Por outro lado, Artur Trindade, ex-secretário de Estado da Energia, refere que a ideia de facilitar a evolução dos investimentos e dificultar as barreiras burocráticas “é positiva” e que “tem estado a ser discutida em toda a Europa”. “O que eu não consigo dizer, à luz do que conheço do despacho, é se esta Estrutura é a melhor ferramenta ou se há outras melhores para atingir o mesmo objetivo. O que sei é que (no despacho) há referências para as reformas estruturais e para o Plano de Recuperação e Resiliência (PRR). Penso que poderá ter havido a consequência de implementar este tipo de medidas no âmbito das reformas negociadas com Bruxelas, e que passa por dinamizar o investimento em renováveis, reduzindo a burocracia”, afirma.
O antigo governante não tem dúvidas de que “é importante diminuir os entraves burocráticos e dinamizar e facilitar o licenciamento”. Lembra que “há muita atividade feita ao nível dos organismos licenciadores que não deviam existir”. Todavia, considera que a criação da EMER 2030 constata o óbvio: “as coisas como estão, incluindo nos organismos existentes, não estão a funcionar bem. É preciso arranjar uma solução e melhorar o desempenho das instituições”.

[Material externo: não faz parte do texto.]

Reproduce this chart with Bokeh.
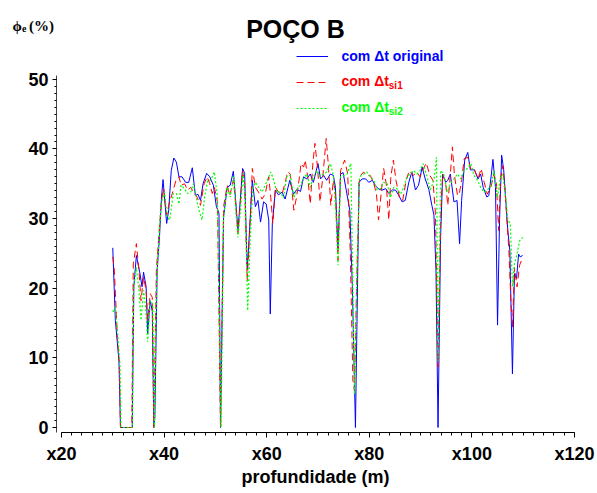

Questionado sobre se há o risco de sobreposição de competências com a DGEG e/ou a APA, Artur Trindade vê a questão como uma “tentativa de corrigir um problema”. “Dizer que estas entidades já têm estas competências e que está tudo bem é negar a realidade. Todos sabemos que o nível de burocracia e o tempo que demoram estes projetos a serem operacionalizados não é compatível com os objetivos da transição energética”, alerta. Acrescenta ainda que “não é aceitável que os procedimentos de licenciamento demorem anos, tem de haver eficácia nos processos de decisão e de licenciamento”. O ex-secretário de Estado conclui, salientando que o “País tem de aproveitar esta oportunidade única de investimento que é a transição energética”.
Recorde-se que o jornal Água&Ambiente noticiou recentemente a abertura de quase 100 novas vagas para técnicos superiores na DGEG.
Além das áreas da Energia Elétrica, Sustentabilidade Energética, Planeamento Energético, Estudos Investigação e Renováveis, e Minas e Pedreiras, a DGEG recrutou também em diversos outros ramos, como Assessoria Jurídica, Geografia, Recursos Humanos, Contratação e Contabilidade Pública, Relações Internacionais no Setor da Energia e Estatística, entre outras.
A falta de Recursos Humanos na DGEG é um problema que se arrasta há muitos anos e que tem sido apontado como uma das causas para a morosidade de atuação da entidade.